Не буду, с благословления читателя, углубляться в перипетии дискуссии Деррида и Фуко, ибо эти перипетии сейчас – не наша забота. Остановимся на процитированном фрагменте, который, в свою очередь, имеет прямое отношение к нашей проблеме. Проблема, напомню, такова: насколько оправданны претензии многих, так скажем, маргинальных литераторов в XX веке на представительство исключенных из общества и, таким образом, лишенных языка (своего языка?.. языка вообще?..) индивидов, учитывая, что наш главный герой, Генри Чарльз Буковски, был именно таким, причем одним из ярчайших, «неразумных» литераторов? И вот получается, что проект представительства исключенных, проект дарования языка безъязыким – проект утопический, фантастический, иллюзорный.

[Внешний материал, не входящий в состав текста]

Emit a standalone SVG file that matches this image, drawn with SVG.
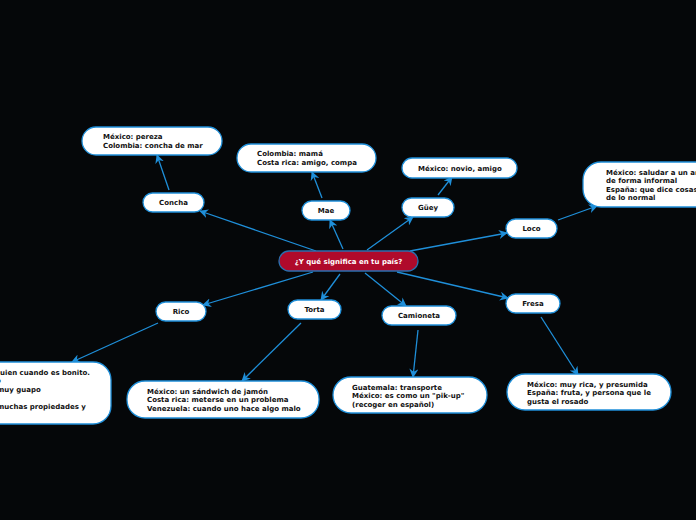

Нельзя дать язык тем, кто был лишен языка, исходя из самой возможности языка. Говорить от лица аутсайдеров – значит, еще раз, но на этот раз несознательно и даже предательски, осуществить акт исключения, еще раз переподчинить несчастных изгоев власти господского логоса, который и держится-то, как, кажется, и думает Фуко, исключительно силой социального и одновременно эпистемологического исключения. Освобождать – значит, порабощать, потому что средства освобождения и порабощения в данном случае совпадают.